## START

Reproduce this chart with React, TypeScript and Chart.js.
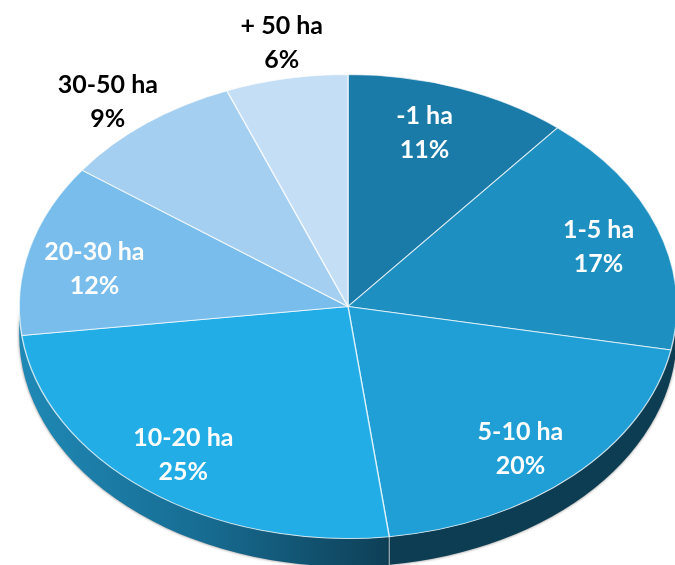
import React, { useEffect, useRef } from "react";
import { Chart, registerables } from "chart.js";

Chart.register(...registerables);

const categories = ["-1 ha", "1-5 ha", "5-10 ha", "10-20 ha", "20-30 ha", "30-50 ha", "+ 50 ha"];
const shares = [11, 17, 20, 25, 12, 9, 6];
const sliceColors = ["#1a7aa8", "#1d8fc0", "#209fd6", "#22ade6", "#78bdeb", "#a5cff0", "#c3def5"];
const labelColors = ["#fff", "#fff", "#fff", "#fff", "#fff", "#000", "#000"];
const labelNudges = [[-7, -10], [18.5, -0.5], [3.6, 15.5], [-13.5, 11], [-14.7, 5.8], [-89, -67.5], [-20, -92.5]];

const STRETCH_X = 329.5 / 232.5;
const DEPTH = 28;
const SEAM_SLICE = 3;

function wallPath(ctx: CanvasRenderingContext2D, cx: number, cy: number, rx: number, ry: number, a: number, b: number) {
  ctx.beginPath();
  ctx.ellipse(cx, cy, rx, ry, 0, a, b);
  ctx.ellipse(cx, cy + DEPTH, rx, ry, 0, b, a, true);
  ctx.closePath();
}

const pie3d = {
  id: "pie3d",
  beforeDatasetsDraw(chart: any) {
    const ctx: CanvasRenderingContext2D = chart.ctx;
    const arcs = chart.getDatasetMeta(0).data;
    const { x: cx, y: cy, outerRadius: r } = arcs[0];
    const rx = r * STRETCH_X;
    const seam = arcs[SEAM_SLICE].startAngle;
    ctx.save();
    ctx.shadowColor = "rgba(0,0,0,0.55)";
    ctx.shadowBlur = 3;
    const grad = ctx.createLinearGradient(cx - rx, 0, cx + rx * Math.cos(seam), 0);
    grad.addColorStop(0, "#1f89b6");
    grad.addColorStop(0.5, "#176c92");
    grad.addColorStop(1, "#0e3f56");
    wallPath(ctx, cx, cy, rx, r, seam, Math.PI);
    ctx.fillStyle = grad;
    ctx.fill();
    wallPath(ctx, cx, cy, rx, r, 0, seam);
    ctx.fillStyle = "#0c3d53";
    ctx.fill();
    ctx.shadowColor = "transparent";
    const sx = cx + rx * Math.cos(seam);
    const sy = cy + r * Math.sin(seam);
    ctx.beginPath();
    ctx.moveTo(sx, sy);
    ctx.lineTo(sx, sy + DEPTH);
    ctx.strokeStyle = "rgba(255,255,255,0.7)";
    ctx.lineWidth = 1;
    ctx.stroke();
    ctx.restore();

    ctx.save();
    ctx.translate(cx, 0);
    ctx.scale(STRETCH_X, 1);
    ctx.translate(-cx, 0);
  },
  afterDatasetsDraw(chart: any) {
    const ctx: CanvasRenderingContext2D = chart.ctx;
    ctx.restore();
    const arcs = chart.getDatasetMeta(0).data;
    ctx.save();
    ctx.font = "bold 25px Lato, Carlito, sans-serif";
    ctx.textAlign = "center";
    ctx.textBaseline = "middle";
    arcs.forEach((arc: any, i: number) => {
      const mid = (arc.startAngle + arc.endAngle) / 2;
      const x = arc.x + 0.75 * arc.outerRadius * STRETCH_X * Math.cos(mid) + labelNudges[i][0];
      const y = arc.y + 0.75 * arc.outerRadius * Math.sin(mid) + labelNudges[i][1];
      ctx.fillStyle = labelColors[i];
      ctx.fillText(categories[i], x, y - 17);
      ctx.fillText(`${shares[i]}%`, x, y + 17);
    });
    ctx.restore();
  },
};

export default function App() {
  const ref = useRef<HTMLCanvasElement>(null);
  useEffect(() => {
    const chart = new Chart(ref.current!, {
      type: "pie",
      data: {
        labels: categories,
        datasets: [
          {
            data: shares,
            backgroundColor: sliceColors,
            borderColor: "rgba(255,255,255,0.7)",
            borderWidth: 1,
            clip: false,
          } as any,
        ],
      },
      options: {
        responsive: false,
        animation: false,
        events: [],
        layout: { padding: { left: 115.5, right: 94.5, top: 74, bottom: 26 } },
        plugins: { legend: { display: false }, tooltip: { enabled: false } },
      },
      plugins: [pie3d],
    });
    return () => chart.destroy();
  }, []);
  return (
    <canvas
      ref={ref}
      width={675}
      height={565}
      style={{ position: "absolute", left: 0, top: 0, display: "block", width: 675, height: 565 }}
    />
  );
}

## END

Print the full listing exactly, dropping the pictures.

Reproduce this chart with React, TypeScript and Chart.js.
import React, { useEffect, useRef } from "react";
import { Chart, registerables } from "chart.js";

Chart.register(...registerables);

const categories = ["-1 ha", "1-5 ha", "5-10 ha", "10-20 ha", "20-30 ha", "30-50 ha", "+ 50 ha"];
const shares = [11, 17, 20, 25, 12, 9, 6];
const sliceColors = ["#1a7aa8", "#1d8fc0", "#209fd6", "#22ade6", "#78bdeb", "#a5cff0", "#c3def5"];
const labelColors = ["#fff", "#fff", "#fff", "#fff", "#fff", "#000", "#000"];
const labelNudges = [[-7, -10], [18.5, -0.5], [3.6, 15.5], [-13.5, 11], [-14.7, 5.8], [-89, -67.5], [-20, -92.5]];

const STRETCH_X = 329.5 / 232.5;
const DEPTH = 28;
const SEAM_SLICE = 3;

function wallPath(ctx: CanvasRenderingContext2D, cx: number, cy: number, rx: number, ry: number, a: number, b: number) {
  ctx.beginPath();
  ctx.ellipse(cx, cy, rx, ry, 0, a, b);
  ctx.ellipse(cx, cy + DEPTH, rx, ry, 0, b, a, true);
  ctx.closePath();
}

const pie3d = {
  id: "pie3d",
  beforeDatasetsDraw(chart: any) {
    const ctx: CanvasRenderingContext2D = chart.ctx;
    const arcs = chart.getDatasetMeta(0).data;
    const { x: cx, y: cy, outerRadius: r } = arcs[0];
    const rx = r * STRETCH_X;
    const seam = arcs[SEAM_SLICE].startAngle;
    ctx.save();
    ctx.shadowColor = "rgba(0,0,0,0.55)";
    ctx.shadowBlur = 3;
    const grad = ctx.createLinearGradient(cx - rx, 0, cx + rx * Math.cos(seam), 0);
    grad.addColorStop(0, "#1f89b6");
    grad.addColorStop(0.5, "#176c92");
    grad.addColorStop(1, "#0e3f56");
    wallPath(ctx, cx, cy, rx, r, seam, Math.PI);
    ctx.fillStyle = grad;
    ctx.fill();
    wallPath(ctx, cx, cy, rx, r, 0, seam);
    ctx.fillStyle = "#0c3d53";
    ctx.fill();
    ctx.shadowColor = "transparent";
    const sx = cx + rx * Math.cos(seam);
    const sy = cy + r * Math.sin(seam);
    ctx.beginPath();
    ctx.moveTo(sx, sy);
    ctx.lineTo(sx, sy + DEPTH);
    ctx.strokeStyle = "rgba(255,255,255,0.7)";
    ctx.lineWidth = 1;
    ctx.stroke();
    ctx.restore();

    ctx.save();
    ctx.translate(cx, 0);
    ctx.scale(STRETCH_X, 1);
    ctx.translate(-cx, 0);
  },
  afterDatasetsDraw(chart: any) {
    const ctx: CanvasRenderingContext2D = chart.ctx;
    ctx.restore();
    const arcs = chart.getDatasetMeta(0).data;
    ctx.save();
    ctx.font = "bold 25px Lato, Carlito, sans-serif";
    ctx.textAlign = "center";
    ctx.textBaseline = "middle";
    arcs.forEach((arc: any, i: number) => {
      const mid = (arc.startAngle + arc.endAngle) / 2;
      const x = arc.x + 0.75 * arc.outerRadius * STRETCH_X * Math.cos(mid) + labelNudges[i][0];
      const y = arc.y + 0.75 * arc.outerRadius * Math.sin(mid) + labelNudges[i][1];
      ctx.fillStyle = labelColors[i];
      ctx.fillText(categories[i], x, y - 17);
      ctx.fillText(`${shares[i]}%`, x, y + 17);
    });
    ctx.restore();
  },
};

export default function App() {
  const ref = useRef<HTMLCanvasElement>(null);
  useEffect(() => {
    const chart = new Chart(ref.current!, {
      type: "pie",
      data: {
        labels: categories,
        datasets: [
          {
            data: shares,
            backgroundColor: sliceColors,
            borderColor: "rgba(255,255,255,0.7)",
            borderWidth: 1,
            clip: false,
          } as any,
        ],
      },
      options: {
        responsive: false,
        animation: false,
        events: [],
        layout: { padding: { left: 115.5, right: 94.5, top: 74, bottom: 26 } },
        plugins: { legend: { display: false }, tooltip: { enabled: false } },
      },
      plugins: [pie3d],
    });
    return () => chart.destroy();
  }, []);
  return (
    <canvas
      ref={ref}
      width={675}
      height={565}
      style={{ position: "absolute", left: 0, top: 0, display: "block", width: 675, height: 565 }}
    />
  );
}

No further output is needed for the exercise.